--- SUPPLIED INFORMATION ---
____________________
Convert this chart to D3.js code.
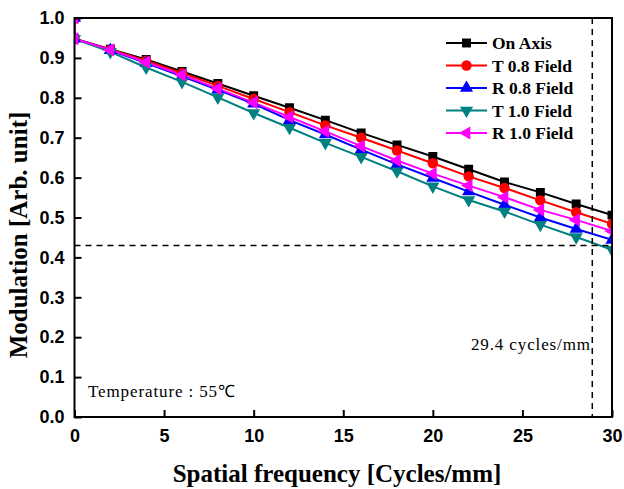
<!DOCTYPE html>
<html>
<head>
<meta charset="utf-8">
<script src="https://cdn.jsdelivr.net/npm/d3@7"></script>
<style>
  body { margin: 0; background: #fff; }
  svg { display: block; }
</style>
</head>
<body>
<svg id="chart"></svg>
<script>
// chart data
var frequency = [0, 0, 2, 4, 6, 8, 10, 12, 14, 16, 18, 20, 22, 24, 26, 28, 30];
var onAxis = [1.0, 0.948, 0.922, 0.896, 0.866, 0.836, 0.805, 0.775, 0.744, 0.712, 0.682, 0.653, 0.621, 0.589, 0.563, 0.534, 0.506];
var t08Field = [1.0, 0.948, 0.921, 0.893, 0.862, 0.830, 0.797, 0.764, 0.731, 0.700, 0.668, 0.636, 0.603, 0.574, 0.543, 0.513, 0.484];
var r08Field = [1.0, 0.948, 0.919, 0.887, 0.854, 0.820, 0.785, 0.744, 0.708, 0.670, 0.633, 0.599, 0.565, 0.532, 0.500, 0.471, 0.444];
var t10Field = [1.0, 0.948, 0.915, 0.876, 0.840, 0.801, 0.762, 0.725, 0.687, 0.652, 0.616, 0.578, 0.544, 0.515, 0.482, 0.451, 0.419];
var r10Field = [1.0, 0.948, 0.920, 0.889, 0.857, 0.823, 0.788, 0.752, 0.716, 0.679, 0.643, 0.610, 0.580, 0.551, 0.519, 0.494, 0.466];
var seriesNames = ["On Axis", "T 0.8 Field", "R 0.8 Field", "T 1.0 Field", "R 1.0 Field"];
var xTicks = [0, 5, 10, 15, 20, 25, 30];
var yTicks = [0.0, 0.1, 0.2, 0.3, 0.4, 0.5, 0.6, 0.7, 0.8, 0.9, 1.0];
var cutoffModulation = 0.43;
var cutoffFrequency = 28.9;
var cutoffLabel = "29.4 cycles/mm";
var tempLabel = "Temperature : 55\u2103";

var width = 624;
var height = 489;
var margin = { top: 18, right: 12, bottom: 72, left: 74.5 };
var plotW = width - margin.left - margin.right;
var plotH = height - margin.top - margin.bottom;

var svg = d3.select("#chart").attr("width", width).attr("height", height);

var x = d3.scaleLinear().domain([0, 30]).range([0, plotW]);
var y = d3.scaleLinear().domain([0, 1]).range([plotH, 0]);

var styles = [
  { color: "#000000", symbol: d3.symbolSquare, size: 80, rot: 0 },
  { color: "#ff0000", symbol: d3.symbolCircle, size: 85, rot: 0 },
  { color: "#0000ff", symbol: d3.symbolTriangle, size: 75, rot: 0 },
  { color: "#008080", symbol: d3.symbolTriangle, size: 75, rot: 180 },
  { color: "#ff00ff", symbol: d3.symbolTriangle, size: 75, rot: -90 }
];
var allSeries = [onAxis, t08Field, r08Field, t10Field, r10Field];
var serif = "Liberation Serif, Times New Roman, serif";

var g = svg.append("g").attr("transform", "translate(" + margin.left + "," + margin.top + ")");

g.append("clipPath").attr("id", "plot-clip")
  .append("rect").attr("width", plotW).attr("height", plotH);

var plot = g.append("g").attr("clip-path", "url(#plot-clip)");

var line = d3.line()
  .x(function (d, i) { return x(frequency[i]); })
  .y(function (d) { return y(d); });

// draw lines and markers
allSeries.forEach(function (vals, s) {
  plot.append("path")
    .datum(vals)
    .attr("d", line)
    .attr("fill", "none")
    .attr("stroke", styles[s].color)
    .attr("stroke-width", 2);
});
allSeries.forEach(function (vals, s) {
  plot.selectAll(".m" + s)
    .data(vals)
    .enter()
    .append("path")
    .attr("d", d3.symbol().type(styles[s].symbol).size(styles[s].size))
    .attr("transform", function (d, i) {
      return "translate(" + x(frequency[i]) + "," + y(d) + ") rotate(" + styles[s].rot + ")";
    })
    .attr("fill", styles[s].color);
});

// dashed cut-off lines
g.append("line")
  .attr("x1", 0).attr("x2", plotW)
  .attr("y1", y(cutoffModulation)).attr("y2", y(cutoffModulation))
  .attr("stroke", "#000").attr("stroke-width", 1.5).attr("stroke-dasharray", "6,5");
g.append("line")
  .attr("x1", x(cutoffFrequency)).attr("x2", x(cutoffFrequency))
  .attr("y1", 0).attr("y2", plotH)
  .attr("stroke", "#000").attr("stroke-width", 1.5).attr("stroke-dasharray", "6,5");

// axes
var xAxis = d3.axisBottom(x).tickValues(xTicks).tickSizeInner(-7).tickSizeOuter(0).tickPadding(12);
var yAxis = d3.axisLeft(y).tickValues(yTicks).tickSizeInner(-7).tickSizeOuter(0).tickPadding(10)
  .tickFormat(d3.format(".1f"));

var gx = g.append("g").attr("transform", "translate(0," + plotH + ")").call(xAxis);
var gy = g.append("g").call(yAxis);
[gx, gy].forEach(function (a) {
  a.select(".domain").remove();
  a.selectAll(".tick line").attr("stroke", "#000").attr("stroke-width", 2);
  a.selectAll(".tick text")
    .attr("font-family", "Liberation Sans, Arial, sans-serif")
    .attr("font-weight", "bold")
    .attr("font-size", 18)
    .attr("fill", "#000");
});

// frame
g.append("rect")
  .attr("width", plotW).attr("height", plotH)
  .attr("fill", "none").attr("stroke", "#000").attr("stroke-width", 2);

// axis titles
svg.append("text")
  .attr("x", 337)
  .attr("y", 482)
  .attr("text-anchor", "middle")
  .attr("font-family", serif)
  .attr("font-weight", "bold")
  .attr("font-size", 25)
  .text("Spatial frequency [Cycles/mm]");

svg.append("text")
  .attr("transform", "translate(27,235) rotate(-90)")
  .attr("text-anchor", "middle")
  .attr("font-family", serif)
  .attr("font-weight", "bold")
  .attr("font-size", 25)
  .text("Modulation [Arb. unit]");

// annotations
svg.append("text")
  .attr("x", 471)
  .attr("y", 350)
  .attr("font-family", serif)
  .attr("font-size", 17)
  .attr("textLength", 119)
  .attr("lengthAdjust", "spacing")
  .text(cutoffLabel);

svg.append("text")
  .attr("x", 88)
  .attr("y", 397)
  .attr("font-family", serif)
  .attr("font-size", 17)
  .attr("textLength", 147)
  .attr("lengthAdjust", "spacing")
  .text(tempLabel);

// legend
var legend = svg.append("g").attr("transform", "translate(446,43)");
seriesNames.forEach(function (name, s) {
  var row = legend.append("g").attr("transform", "translate(0," + (s * 22.5) + ")");
  row.append("line").attr("x1", 0).attr("x2", 41).attr("y1", 0).attr("y2", 0)
    .attr("stroke", styles[s].color).attr("stroke-width", 2);
  row.append("path")
    .attr("d", d3.symbol().type(styles[s].symbol).size(styles[s].size))
    .attr("transform", "translate(20.5,0) rotate(" + styles[s].rot + ")")
    .attr("fill", styles[s].color);
  row.append("text")
    .attr("x", 46).attr("y", 6)
    .attr("font-family", serif)
    .attr("font-weight", "bold")
    .attr("font-size", 17.5)
    .text(name);
});
</script>
</body>
</html>
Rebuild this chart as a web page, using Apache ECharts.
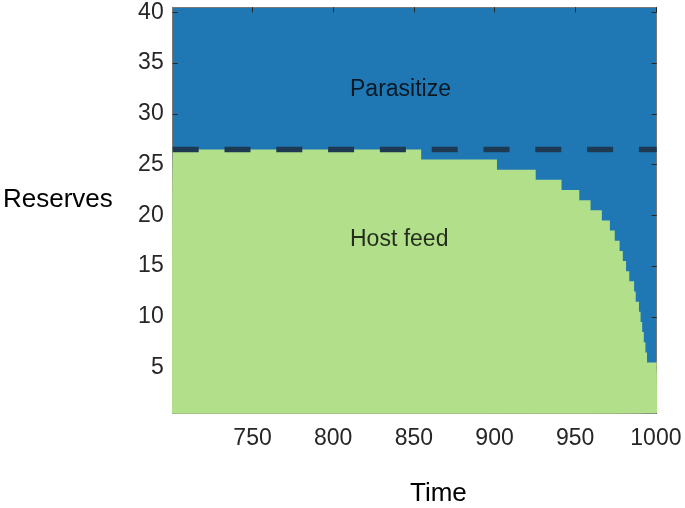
<!DOCTYPE html>
<html>
<head>
<meta charset="utf-8">
<script src="https://cdn.jsdelivr.net/npm/echarts@6/dist/echarts.min.js"></script>
<style>html,body{margin:0;padding:0;background:#fff}#c{width:685px;height:508px}</style>
</head>
<body>
<div id="c"></div>
<script>
// Reserve levels (rows of the decision grid)
const reserveLevels = [1,2,3,4,5,6,7,8,9,10,11,12,13,14,15,16,17,18,19,20,21,22,23,24,25,26,27,28,29,30,31,32,33,34,35,36,37,38,39,40];
// Last time step at which "Host feed" is optimal for each reserve level (700 = never)
const lastHostFeedTime = [1000,1000,1000,1000,1000,994,993,992,991,990,989,987,986,983,981,979,977,974,971,966,959,952,941,925,901,854,700,700,700,700,700,700,700,700,700,700,700,700,700,700];
// Time steps
const timeStart = 701, timeEnd = 1000;
// Dashed reference threshold in reserves
const thresholdReserve = 26.5;
// Tick labels
const xTicks = [750, 800, 850, 900, 950, 1000];
const yTicks = [5, 10, 15, 20, 25, 30, 35, 40];
// Region labels
const regionLabels = [
  {name: 'Parasitize', time: 810.4, reserve: 32.35},
  {name: 'Host feed', time: 810.4, reserve: 17.6}
];

const FONT = "'Liberation Sans', Arial, Helvetica, sans-serif";
const BLUE = '#1f78b4', GREEN = '#b2df8a';

const xMin = timeStart - 0.5, xMax = timeEnd + 0.5;
const yMin = reserveLevels[0] - 0.5, yMax = reserveLevels[reserveLevels.length - 1] + 0.5;

// one item per reserve level: [reserve, lastHostFeedTime]
const hostRows = reserveLevels.map((r, i) => [r, lastHostFeedTime[i]]).filter(d => d[1] >= timeStart);

const axisLine = {show: true, lineStyle: {color: '#7a7a7a', width: 1}};
const tick = {show: true, inside: true, length: 5, lineStyle: {color: '#262626', width: 1}};

const chart = echarts.init(document.getElementById('c'), null, {renderer: 'canvas'});
chart.setOption({
  animation: false,
  grid: {left: 172.7, right: 28.3, top: 7.3, bottom: 94.7, show: true, backgroundColor: BLUE, borderWidth: 0},
  xAxis: [
    {type: 'value', min: xMin, max: xMax, position: 'bottom',
     axisLine: axisLine, axisTick: Object.assign({customValues: xTicks}, tick),
     axisLabel: {customValues: xTicks, formatter: v => String(v), fontFamily: FONT, fontSize: 23, color: '#262626', margin: 14},
     splitLine: {show: false}},
    {type: 'value', min: xMin, max: xMax, position: 'top',
     axisLine: axisLine, axisTick: Object.assign({customValues: xTicks}, tick),
     axisLabel: {show: false}, splitLine: {show: false}}
  ],
  yAxis: [
    {type: 'value', min: yMin, max: yMax, position: 'left',
     axisLine: axisLine, axisTick: Object.assign({customValues: yTicks}, tick),
     axisLabel: {customValues: yTicks, formatter: v => String(v), fontFamily: FONT, fontSize: 23, color: '#262626', margin: 9},
     splitLine: {show: false}},
    {type: 'value', min: yMin, max: yMax, position: 'right',
     axisLine: axisLine, axisTick: Object.assign({customValues: yTicks}, tick),
     axisLabel: {show: false}, splitLine: {show: false}}
  ],
  graphic: [
    {type: 'text', left: 3, top: 187, style: {text: 'Reserves', font: "26px " + FONT, fill: '#000'}},
    {type: 'text', left: 410, top: 481, style: {text: 'Time', font: "26px " + FONT, fill: '#000'}}
  ],
  series: [
    {type: 'custom', data: hostRows, silent: true, z: 1, clip: true,
     renderItem: (params, api) => {
       const r = api.value(0), last = api.value(1);
       const p0 = api.coord([xMin, yMin]);
       const p1 = api.coord([last + 0.5, r + 0.5]);
       return {type: 'rect', shape: {x: p0[0], y: p1[1], width: p1[0] - p0[0], height: p0[1] - p1[1]},
               style: {fill: GREEN}};
     }},
    {type: 'line', data: [[xMin, thresholdReserve], [xMax, thresholdReserve]], symbol: 'none', silent: true, z: 3,
     lineStyle: {color: '#1d3a52', width: 5.5, type: [26, 25.8], cap: 'butt'}},
    {type: 'scatter', symbolSize: 0, silent: true, z: 4,
     data: regionLabels.map(d => ({value: [d.time, d.reserve], name: d.name})),
     label: {show: true, position: 'right', distance: 0, formatter: p => p.name,
             fontFamily: FONT, fontSize: 23, color: '#000'}}
  ]
});
</script>
</body>
</html>
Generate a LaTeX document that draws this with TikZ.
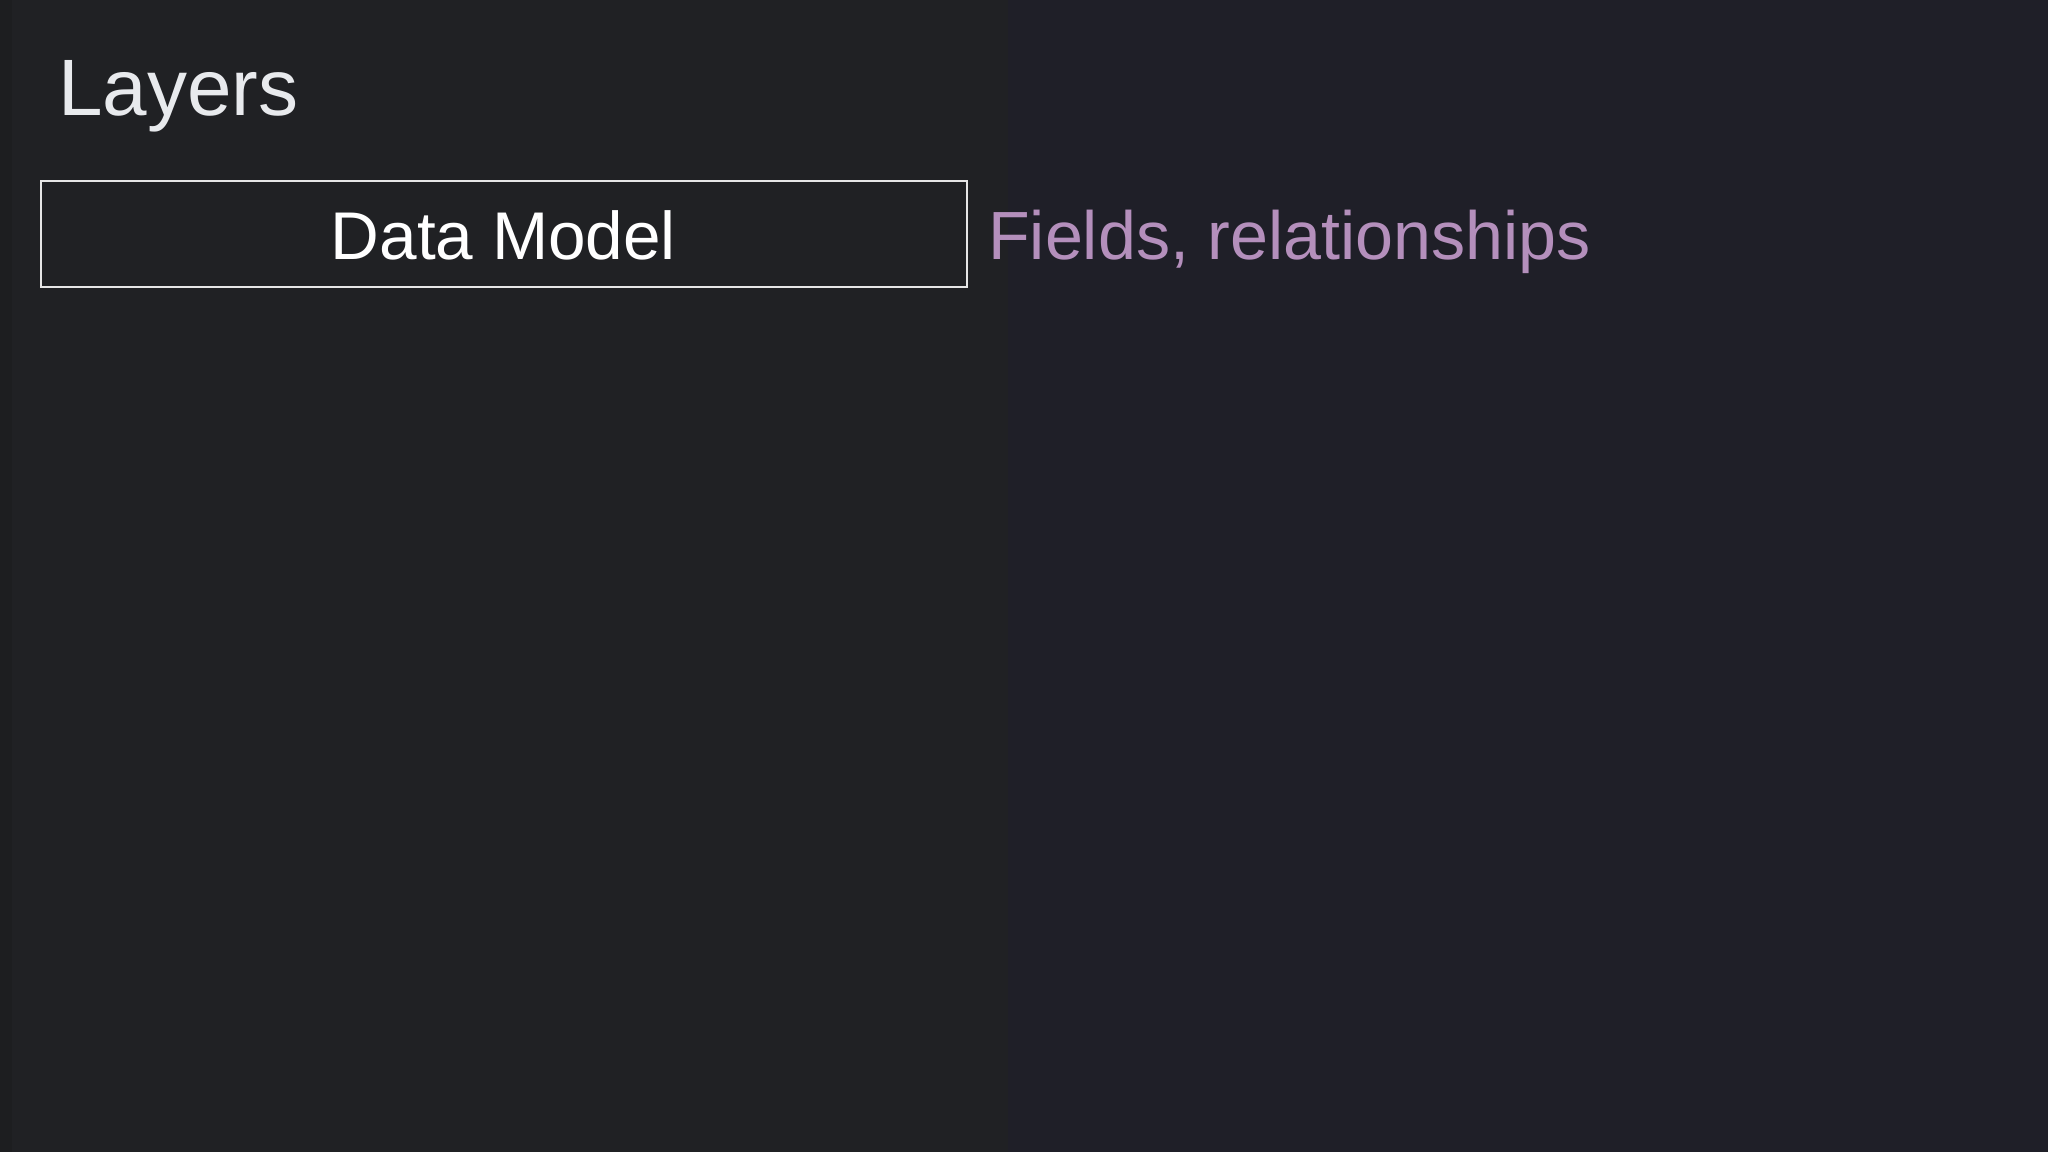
____________________
--- WRITTEN TASK ---
Copy all lines from the entries that contain the word "document".

--- SOLUTION TO THE EXERCISE ---
const chart = echarts.init(document.getElementById('c'), null, {renderer: 'canvas'});
Generate a LaTeX document that draws this with TikZ.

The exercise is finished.